(I woke up to this poster on my ceiling every morning in High School-BTW)
Today, however, was a big day. A trip to the Department of Motor Vehicles was in order, and I was up for the challenge. When I got the letter recruiting me for this tour of duty, I was proud, honored that they would select me to have my license renewed. No longer would my vertical license read “under 21 until….” No longer would I be turned away at baseball games and concerts because the new stadium rule states that even if you are over 21 your license can not utter the earlier mentioned phrase.
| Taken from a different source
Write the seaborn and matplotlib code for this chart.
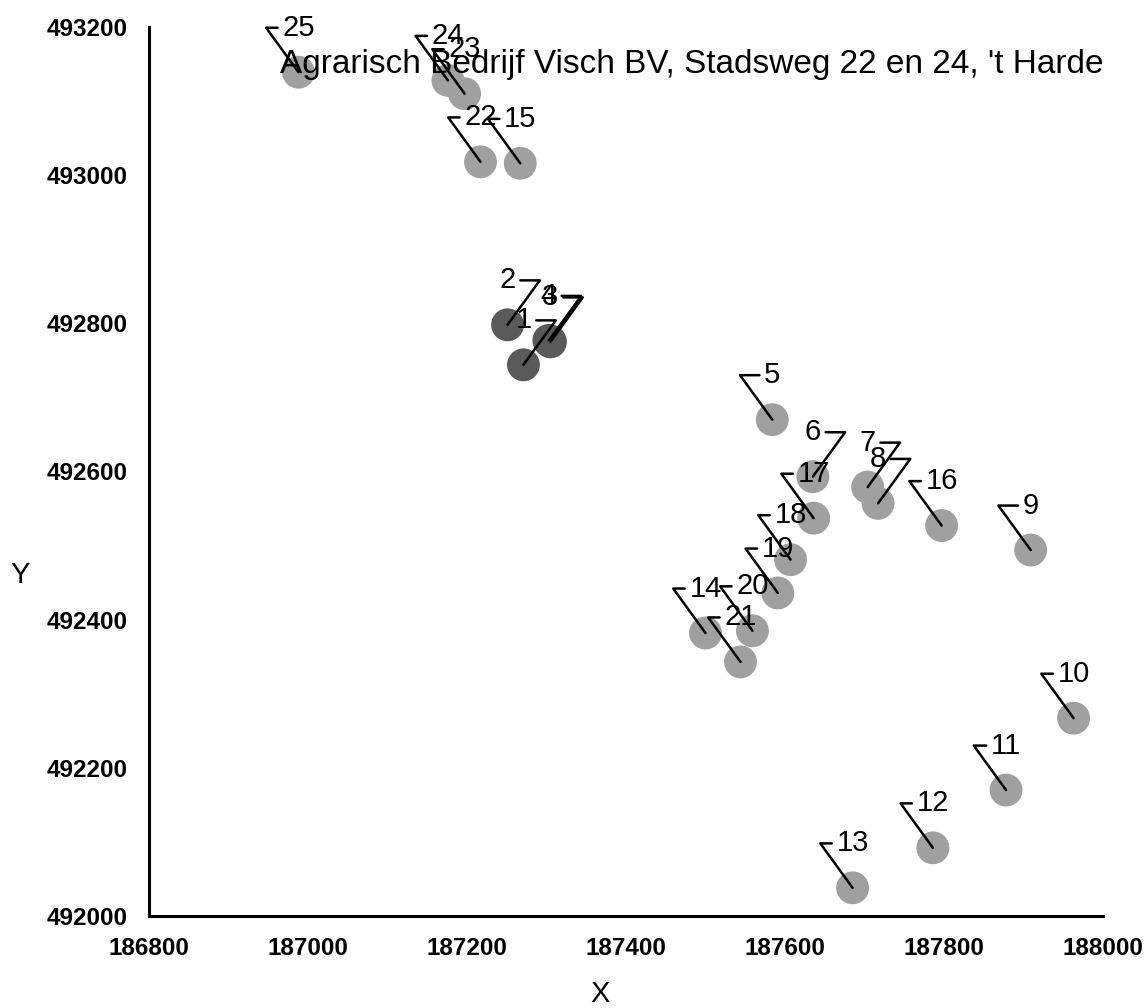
import pandas as pd
import seaborn as sns
import matplotlib.pyplot as plt

# locations (RD coordinates)
point_ids = [1, 2, 3, 4, 5, 6, 7, 8, 9, 10, 11, 12, 13,
             14, 15, 16, 17, 18, 19, 20, 21, 22, 23, 24, 25]
x_coords = [187271, 187251, 187305, 187303, 187584, 187635, 187704, 187717,
            187909, 187963, 187878, 187786, 187685, 187500, 187267, 187797,
            187636, 187607, 187591, 187559, 187544, 187217, 187197, 187176,
            186988]
y_coords = [492744, 492798, 492775, 492777, 492670, 492593, 492579, 492557,
            492494, 492267, 492170, 492092, 492038, 492382, 493016, 492527,
            492537, 492481, 492436, 492385, 492343, 493018, 493110, 493128,
            493139]
# first four are the farm's own buildings (dark), rest are surroundings
kind = ['own'] * 4 + ['other'] * 21
# label leader drawn on the right side for these ids
right_leader = [1, 2, 3, 4, 6, 7, 8]

title = "Agrarisch Bedrijf Visch BV, Stadsweg 22 en 24, 't Harde"
x_ticks = [186800, 187000, 187200, 187400, 187600, 187800, 188000]
y_ticks = [492000, 492200, 492400, 492600, 492800, 493000, 493200]

df = pd.DataFrame({'id': point_ids, 'X': x_coords, 'Y': y_coords, 'kind': kind})

sns.set_style('white')
plt.rcParams['font.family'] = ['Liberation Sans', 'DejaVu Sans']
plt.rcParams['text.color'] = 'black'
plt.rcParams['axes.labelcolor'] = 'black'

fig = plt.figure(figsize=(11.46, 10.08), dpi=100)
ax = fig.add_axes([0.130, 0.0913, 0.8325, 0.8819])

sns.scatterplot(data=df, x='X', y='Y', hue='kind',
                palette={'own': '#5a5a5a', 'other': '#a0a0a0'},
                s=560, linewidth=0, legend=False, ax=ax, zorder=2)

for pid, px, py in zip(point_ids, x_coords, y_coords):
    if pid in right_leader:
        rel, ang = (1, 0.5), 54
    else:
        rel, ang = (0, 0.5), 126
    ax.annotate(str(pid), xy=(px, py), xytext=(0, 32), textcoords='offset points',
                ha='center', va='center', fontsize=21, color='black', zorder=3,
                arrowprops=dict(arrowstyle='-', color='black', lw=1.8,
                                shrinkA=1, shrinkB=0, relpos=rel,
                                connectionstyle=f'angle,angleA=0,angleB={ang},rad=0'))

ax.text(1.0, 0.975, title, transform=ax.transAxes, ha='right', va='top',
        fontsize=24, color='black', zorder=4)

ax.set_xlim(186800, 188000)
ax.set_ylim(492000, 493200)
ax.set_xticks(x_ticks)
ax.set_yticks(y_ticks)
ax.tick_params(direction='inout', length=13, width=1.5, pad=9, colors='black')
for lab in ax.get_xticklabels() + ax.get_yticklabels():
    lab.set_fontweight('bold')
    lab.set_fontsize(17.5)

sns.despine(ax=ax)
for side in ['left', 'bottom']:
    ax.spines[side].set_linewidth(2.2)
    ax.spines[side].set_color('black')

ax.set_xlabel('X', fontsize=21)
ax.set_ylabel('Y', fontsize=21, rotation=0)
ax.xaxis.set_label_coords(0.473, -0.072)
ax.yaxis.set_label_coords(-0.135, 0.384)
ax.yaxis.label.set_va('center')

plt.grid(False)
plt.savefig('out.png', dpi=100)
No longer will my picture be a 19 year old Sensitive Sally, who I kindly refer to as, ‘teenage brat with an attitude problem’. Judging from the bags under my eyes in my old license picture, I had been binge drinking for at least a college semester with no night or day off, not sleeping, maybe being hazed by my sorority sisters, and there was no place for authority in my life.
“Look right here and we’ll take your picture, Miss.”
“I’ll look wherever the hell I want, DMV guy.”
At least that is what the picture suggests happened.
I digress. I got my new license and it was pretty painless, $66 later. My picture is not much better, since I forgot to take down the side ponytail I put in this morning, and my smile is large and aggressive from my 2.5 cups of coffee that I had plenty of time to drink while waiting in all the lines, but hey, I am an over 21 organ donor and that is alright with me.
On top of getting my new license, I also had the task of changing the title over from my parent’s, to my name on my car. What is the title, you ask? I totally agree. Eventually, after 3 separate visits to the DMV, leaving empty handed and unsettled, I finally figured it out. I had everything the DMV man asked me for today. It was as smooth as the center of a chocolate lava cake. I used that reference because you really do have to get through some rough cake to get to the smooth center. Yum.
In any case, my work with the DMV is done for now. As I left the building, I received a few head nods and maybe a smile from the other people still waiting, still serving their roads. No one in there spoke English, except the people working, or else I am sure they would have asked me for a speech and honored my brave journey in updating my license and changing important paperwork. I returned home safely after my tour and was received with hugs (from my mom who came over for lunch).